* [To be done]
Leave the pictures out and quote every line from the start of the listing to the line with "const INK = '#1a1a1a';", inclusive.

----- Dataset extract -----

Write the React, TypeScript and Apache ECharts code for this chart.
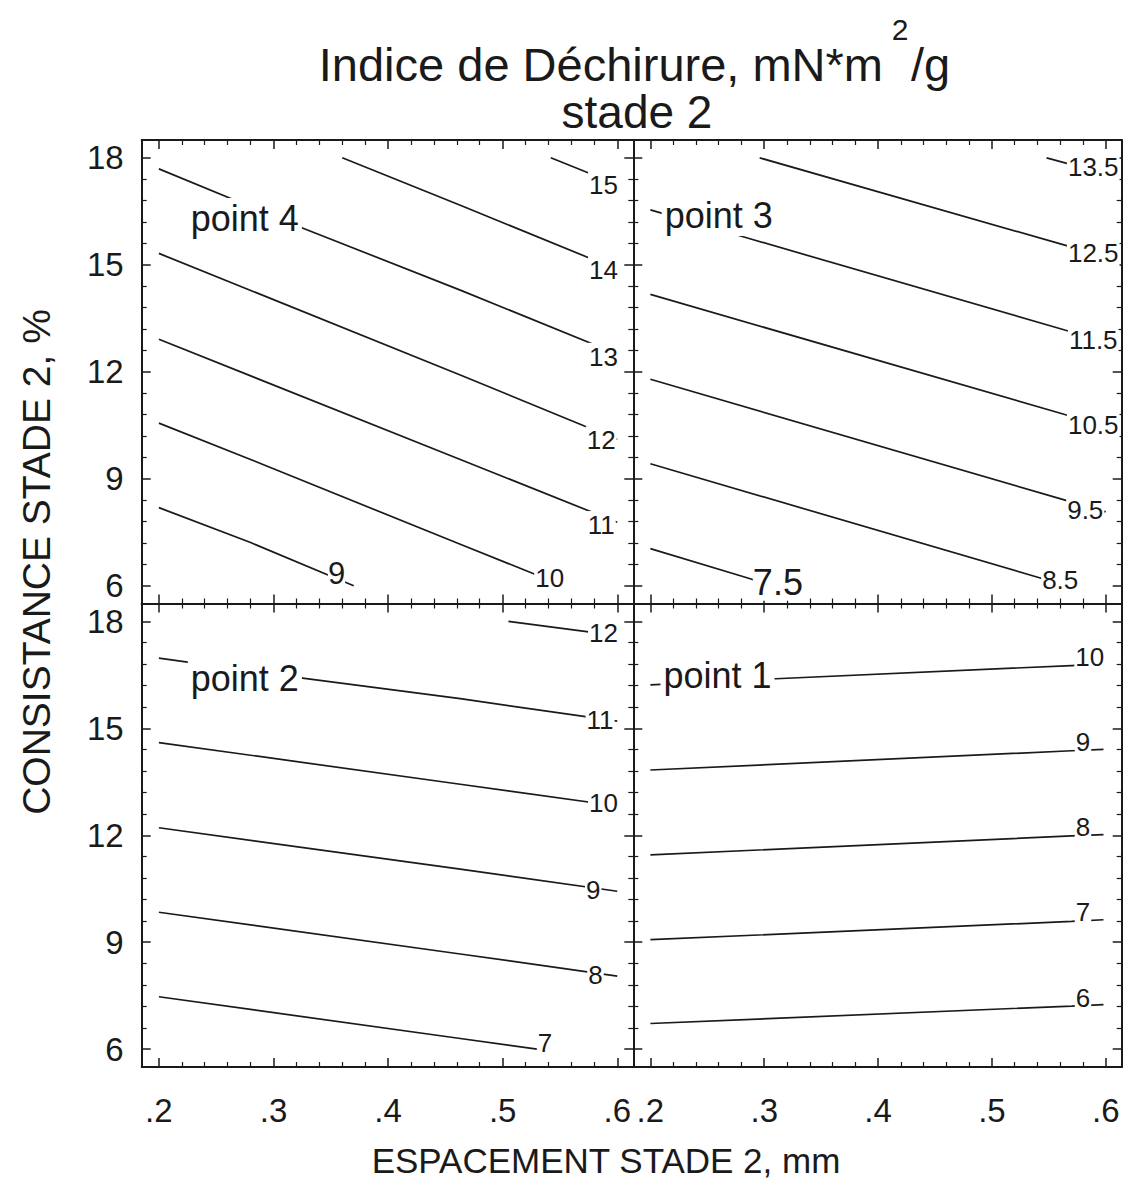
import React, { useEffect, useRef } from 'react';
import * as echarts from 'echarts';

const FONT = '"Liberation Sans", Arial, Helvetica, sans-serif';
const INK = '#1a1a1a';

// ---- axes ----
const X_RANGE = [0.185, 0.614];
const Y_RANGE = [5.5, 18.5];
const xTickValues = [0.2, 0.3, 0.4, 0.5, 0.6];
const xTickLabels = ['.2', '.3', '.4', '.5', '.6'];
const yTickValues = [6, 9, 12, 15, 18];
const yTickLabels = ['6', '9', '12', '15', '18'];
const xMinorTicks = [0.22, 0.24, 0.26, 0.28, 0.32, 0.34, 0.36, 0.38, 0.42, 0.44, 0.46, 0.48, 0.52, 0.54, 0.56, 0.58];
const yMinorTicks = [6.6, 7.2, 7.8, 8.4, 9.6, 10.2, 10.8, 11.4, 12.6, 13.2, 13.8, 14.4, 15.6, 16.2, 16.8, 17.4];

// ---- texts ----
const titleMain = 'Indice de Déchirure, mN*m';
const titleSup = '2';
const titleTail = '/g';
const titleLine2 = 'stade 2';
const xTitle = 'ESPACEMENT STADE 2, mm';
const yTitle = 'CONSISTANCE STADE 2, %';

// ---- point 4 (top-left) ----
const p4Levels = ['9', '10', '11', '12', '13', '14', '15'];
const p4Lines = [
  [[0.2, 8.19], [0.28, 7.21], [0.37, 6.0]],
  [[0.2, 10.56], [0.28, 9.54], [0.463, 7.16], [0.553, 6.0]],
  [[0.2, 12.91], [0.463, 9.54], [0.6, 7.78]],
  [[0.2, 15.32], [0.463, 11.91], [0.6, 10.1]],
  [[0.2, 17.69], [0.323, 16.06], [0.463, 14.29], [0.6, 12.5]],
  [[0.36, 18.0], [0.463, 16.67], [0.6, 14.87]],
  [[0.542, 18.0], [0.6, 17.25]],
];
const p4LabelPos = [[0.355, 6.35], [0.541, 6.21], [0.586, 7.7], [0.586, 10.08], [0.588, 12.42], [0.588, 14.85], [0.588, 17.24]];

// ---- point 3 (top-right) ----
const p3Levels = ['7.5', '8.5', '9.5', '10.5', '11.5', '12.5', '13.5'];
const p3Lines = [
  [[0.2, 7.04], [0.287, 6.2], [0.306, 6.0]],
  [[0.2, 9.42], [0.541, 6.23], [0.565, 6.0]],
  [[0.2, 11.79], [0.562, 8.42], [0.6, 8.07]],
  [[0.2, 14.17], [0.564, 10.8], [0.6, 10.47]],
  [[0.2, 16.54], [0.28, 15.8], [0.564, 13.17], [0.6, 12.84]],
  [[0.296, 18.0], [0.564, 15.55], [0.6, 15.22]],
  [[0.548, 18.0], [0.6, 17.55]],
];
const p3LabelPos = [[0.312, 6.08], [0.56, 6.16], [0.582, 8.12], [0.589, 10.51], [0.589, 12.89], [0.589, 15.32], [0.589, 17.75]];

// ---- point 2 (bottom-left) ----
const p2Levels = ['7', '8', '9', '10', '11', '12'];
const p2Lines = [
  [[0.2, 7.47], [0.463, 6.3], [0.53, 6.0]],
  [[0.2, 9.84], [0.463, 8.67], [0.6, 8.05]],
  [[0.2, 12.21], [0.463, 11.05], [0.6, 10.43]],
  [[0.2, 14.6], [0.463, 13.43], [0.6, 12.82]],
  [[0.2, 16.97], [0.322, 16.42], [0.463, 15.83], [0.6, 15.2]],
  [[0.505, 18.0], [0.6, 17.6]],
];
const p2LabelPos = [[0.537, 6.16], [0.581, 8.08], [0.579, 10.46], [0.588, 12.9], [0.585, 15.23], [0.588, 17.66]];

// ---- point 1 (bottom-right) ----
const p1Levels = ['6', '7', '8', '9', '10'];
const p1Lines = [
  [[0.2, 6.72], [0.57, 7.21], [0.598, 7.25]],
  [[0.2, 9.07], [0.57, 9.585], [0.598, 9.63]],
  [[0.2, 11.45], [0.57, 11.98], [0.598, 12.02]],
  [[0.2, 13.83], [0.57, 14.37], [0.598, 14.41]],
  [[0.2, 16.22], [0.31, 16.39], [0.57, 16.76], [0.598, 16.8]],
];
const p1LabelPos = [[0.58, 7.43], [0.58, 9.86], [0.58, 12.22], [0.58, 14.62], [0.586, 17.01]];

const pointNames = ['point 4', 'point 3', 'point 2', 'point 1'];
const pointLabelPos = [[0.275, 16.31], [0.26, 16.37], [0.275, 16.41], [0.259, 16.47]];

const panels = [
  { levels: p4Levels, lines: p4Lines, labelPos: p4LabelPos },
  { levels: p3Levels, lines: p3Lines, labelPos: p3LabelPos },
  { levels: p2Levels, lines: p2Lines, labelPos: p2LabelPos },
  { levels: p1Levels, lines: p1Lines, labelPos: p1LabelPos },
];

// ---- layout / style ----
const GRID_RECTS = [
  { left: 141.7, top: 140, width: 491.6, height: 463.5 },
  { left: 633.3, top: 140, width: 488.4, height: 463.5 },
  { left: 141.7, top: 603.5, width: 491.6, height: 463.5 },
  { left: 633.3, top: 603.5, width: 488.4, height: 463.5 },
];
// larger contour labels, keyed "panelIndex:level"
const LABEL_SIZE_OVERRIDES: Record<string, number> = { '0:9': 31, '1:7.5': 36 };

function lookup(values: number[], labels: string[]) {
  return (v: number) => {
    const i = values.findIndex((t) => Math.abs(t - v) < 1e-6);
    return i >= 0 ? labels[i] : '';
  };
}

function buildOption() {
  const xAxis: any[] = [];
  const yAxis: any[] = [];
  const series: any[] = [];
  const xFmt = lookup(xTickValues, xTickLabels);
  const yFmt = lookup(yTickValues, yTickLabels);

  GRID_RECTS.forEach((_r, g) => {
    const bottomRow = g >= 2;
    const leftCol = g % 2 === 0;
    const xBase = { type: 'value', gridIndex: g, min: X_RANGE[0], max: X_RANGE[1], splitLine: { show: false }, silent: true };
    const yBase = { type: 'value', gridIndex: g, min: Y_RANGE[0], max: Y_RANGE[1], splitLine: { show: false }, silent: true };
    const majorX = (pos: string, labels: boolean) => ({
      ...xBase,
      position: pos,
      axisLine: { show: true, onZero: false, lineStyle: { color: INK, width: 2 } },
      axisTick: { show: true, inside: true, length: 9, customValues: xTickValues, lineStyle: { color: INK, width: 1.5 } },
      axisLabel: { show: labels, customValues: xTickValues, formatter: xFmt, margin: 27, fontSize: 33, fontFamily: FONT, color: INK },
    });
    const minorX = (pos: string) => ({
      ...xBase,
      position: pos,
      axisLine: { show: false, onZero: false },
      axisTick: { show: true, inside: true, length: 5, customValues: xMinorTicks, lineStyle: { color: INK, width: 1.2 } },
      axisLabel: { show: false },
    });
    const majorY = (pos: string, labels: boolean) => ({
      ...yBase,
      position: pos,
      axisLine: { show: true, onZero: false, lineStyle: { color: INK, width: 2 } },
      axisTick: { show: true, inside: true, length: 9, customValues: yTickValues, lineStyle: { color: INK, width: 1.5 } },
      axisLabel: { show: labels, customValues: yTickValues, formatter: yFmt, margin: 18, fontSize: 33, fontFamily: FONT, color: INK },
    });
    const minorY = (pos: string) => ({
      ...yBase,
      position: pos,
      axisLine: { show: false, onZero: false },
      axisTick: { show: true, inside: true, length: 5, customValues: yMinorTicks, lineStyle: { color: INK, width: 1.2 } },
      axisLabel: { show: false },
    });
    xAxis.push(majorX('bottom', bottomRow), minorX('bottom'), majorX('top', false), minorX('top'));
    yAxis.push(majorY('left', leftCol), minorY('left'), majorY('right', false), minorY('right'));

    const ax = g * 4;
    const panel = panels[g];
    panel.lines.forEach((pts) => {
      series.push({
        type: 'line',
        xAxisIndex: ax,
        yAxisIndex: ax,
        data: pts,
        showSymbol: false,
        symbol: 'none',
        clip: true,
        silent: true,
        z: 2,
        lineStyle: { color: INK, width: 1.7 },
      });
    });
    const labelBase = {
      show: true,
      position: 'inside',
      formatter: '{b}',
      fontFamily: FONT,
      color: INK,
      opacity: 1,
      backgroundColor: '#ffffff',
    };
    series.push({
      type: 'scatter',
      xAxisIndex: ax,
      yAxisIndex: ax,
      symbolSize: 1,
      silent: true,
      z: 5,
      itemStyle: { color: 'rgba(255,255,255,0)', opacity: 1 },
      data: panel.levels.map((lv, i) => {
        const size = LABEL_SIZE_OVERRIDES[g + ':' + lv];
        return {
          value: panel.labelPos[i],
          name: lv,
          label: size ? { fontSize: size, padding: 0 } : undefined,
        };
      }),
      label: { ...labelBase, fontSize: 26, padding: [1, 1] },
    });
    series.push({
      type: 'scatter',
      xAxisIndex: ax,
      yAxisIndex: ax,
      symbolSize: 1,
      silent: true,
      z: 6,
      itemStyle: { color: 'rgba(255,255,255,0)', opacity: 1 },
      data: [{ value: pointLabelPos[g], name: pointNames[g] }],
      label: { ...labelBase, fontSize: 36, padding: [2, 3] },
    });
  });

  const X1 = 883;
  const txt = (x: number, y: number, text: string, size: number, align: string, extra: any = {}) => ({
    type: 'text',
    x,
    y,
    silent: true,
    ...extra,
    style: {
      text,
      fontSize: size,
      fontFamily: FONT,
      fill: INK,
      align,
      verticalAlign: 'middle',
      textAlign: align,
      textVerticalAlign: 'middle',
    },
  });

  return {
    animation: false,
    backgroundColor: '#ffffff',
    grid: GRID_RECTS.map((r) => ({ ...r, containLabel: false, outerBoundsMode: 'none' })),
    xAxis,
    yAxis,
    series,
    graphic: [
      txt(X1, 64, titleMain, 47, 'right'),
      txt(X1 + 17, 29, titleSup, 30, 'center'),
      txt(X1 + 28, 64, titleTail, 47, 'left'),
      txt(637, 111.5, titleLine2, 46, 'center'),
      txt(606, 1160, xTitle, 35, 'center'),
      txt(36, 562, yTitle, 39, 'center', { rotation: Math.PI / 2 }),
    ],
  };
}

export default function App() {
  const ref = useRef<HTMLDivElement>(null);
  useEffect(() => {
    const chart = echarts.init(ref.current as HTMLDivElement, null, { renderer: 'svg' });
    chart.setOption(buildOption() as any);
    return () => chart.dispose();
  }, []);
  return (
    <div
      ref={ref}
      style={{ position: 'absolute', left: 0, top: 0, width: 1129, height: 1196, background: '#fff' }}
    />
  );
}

-----

* [Reply]
Write the React, TypeScript and Apache ECharts code for this chart.
import React, { useEffect, useRef } from 'react';
import * as echarts from 'echarts';

const FONT = '"Liberation Sans", Arial, Helvetica, sans-serif';
const INK = '#1a1a1a';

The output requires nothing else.